The Greeks through whose lands the king and his army were now passing found out what Alexander of Macedon had long ago anticipated - they were eaten out of house and home. It was not only the locust-like swarms of the troops and the beasts that denuded all the land around, but the senior citizens through whose townships Xerxes passed were compelled, as vassals of the king, to see that he was suitably entertained. Apart from all the food for Xerxes and his large personal retinue it was natural that they should set it all before their overlord in suitable vessels of gold and silver. To their dismay they found that, when the tent of Xerxes was struck in the morning, all the table-gear on which they had lavished so much money was moved off with it. It was a good thing, as one leading citizen remarked, that Xerxes did not dine twice a day, or they would all be totally ruined.

Following the stop at Acanthus the army and the fleet had necessarily to part. While the army made its way westward across to Therma at the head of the Thermaic Gulf, the fleet, after the passage of the canal was over, had to round the other two capes of Chalcidice before heading up north for the next rendezvous. It is possible that not even the excellent information system of the Persians had quite prepared the army for the difficulty of this part of the terrain. Something like a third of the troops had to go ahead and cut a way through the dense forest-land and it was the fleet which, possibly to the surprise of all concerned, reached Therma first. One wonders whether the warnings of Artabanus ever echoed in Xerxes’ ears. It was already late July, and here he was without even having started the campaign. July would burn into August and then with September, when the Mediterranean becomes unstable and often violently stormy, he would be far from home and well into the country of his enemies. If it had taken so long to get this far unopposed it is possible that his sleep may have been troubled by the thought of what might happen when both army and fleet were deep into a hostile sea and land.

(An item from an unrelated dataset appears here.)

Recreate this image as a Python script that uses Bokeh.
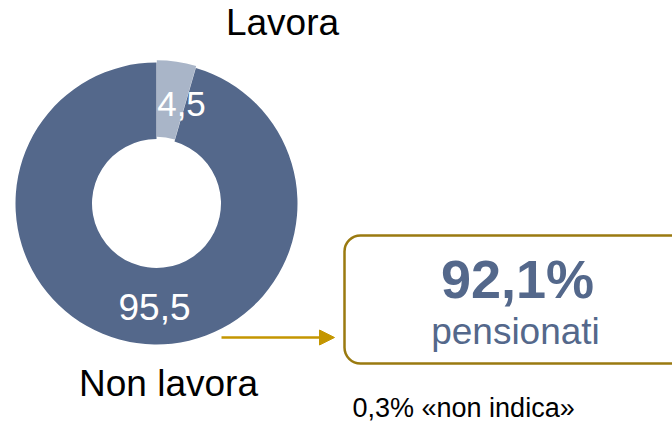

Whatever his private feelings, or those of his advisers, may have been, the fact remains that it was necessary to make a fairly lengthy stay at this point on the route. He had to wait for last reports from his heralds, despatched long in advance, as to the dispositions of the Greek states and which of them, at this late hour, were prepared to surrender and which (he certainly knew of two) were determined to resist. Xerxes’ love of natural beauty, very typical of a Persian of his caste, has already been commented upon, and now from the head of the Gulf he could see in the clear early light of day the peaks of Mount Olympus and of Ossa shining to the south. The home of the Greek gods beckoned. Besides which, there was a good practical reason for his next action. He was ‘informed that between the two mountains there lay a narrow gorge through which ran the river Peneus, and also a road that led into Thessaly’. The king decided to go down by sea and inspect the river mouth for himself. ‘No sooner had the fancy taken him than he acted upon it. Going aboard the Sidonian vessel which he always used for any such occasion, he gave the signal for the rest of the fleet to put to sea, leaving the army behind in its encampments.’

Xerxes knew well enough from his advisers that, largely through the machinations of Alexander of Macedon, the Tempe pass had long been evacuated by the Greeks and was now free for the passage of troops. The route had its attractions for it passed straight between the mountains (thus obviating a long detour to the northwest of Olympus and Ossa). Xerxes would then have his army on the direct line south towards the head of the Malian Gulf where he must hope that his fleet, having worsted any Greek opposition at sea, would be waiting ready for the passage of the Euripus channel between Euboea and the mainland. What the Persians suffered from throughout the campaign - although they had had spies all over the place for years and although they had well-informed Greek advisers with them - was that salient thing, local knowledge. Since there were no maps or charts, local knowledge was of prime consequence in ancient wars: something which meant that the invader of foreign territory was always at a grave disadvantage. Even in the twentieth century, as has been found out in numerous theatres of war, the personal acquaintanceship with the terrain held only by native villagers gives a considerable ‘edge’ over any invader however numerous, efficient, and well armed.

It did not take Xerxes and his immediate staff long to see that the Tempe gorge would be useless - possibly disastrous - for the passage of a host so large as theirs. Its main attraction was obvious: it was less than five miles long, thus saving not only days of time but the exhaustion of troops and baggage train under the high-summer weather. Its principal disadvantage was immediately and equally obvious: it was too narrow. The broiling River Peneus, while it would provide them with all the water they could possibly need, took up so large a part of the pass that in a number of places there would not be more space than some fifty yards through which men and animals could pass. To take an army of tens of thousands through such a defile was to invite disaster. It was true, as Alexander had told them, that the hoplites had withdrawn, but they might return again. And could one trust Alexander, or even many of the supposedly friendly northern Greeks, not to take advantage of the Persian predicament if they were so foolish as to put their whole head, and then sinuous body, into such a trap designed by nature for the decimation of men? The answer was obvious. Xerxes admired the breathtaking view, ‘that deep romantic chasm which slanted down the green hill, but recognised it as ‘A savage place!’ There was nothing for it. They would have to take the long northern route round by the line of the Haliacmon river and strike inland behind Olympus, Ossa, and Pelion.

The gods of Greece lay in her formidable mountains, in her harsh and largely inhospitable terrain, and in the scouring northerly winds of the Aegean Sea.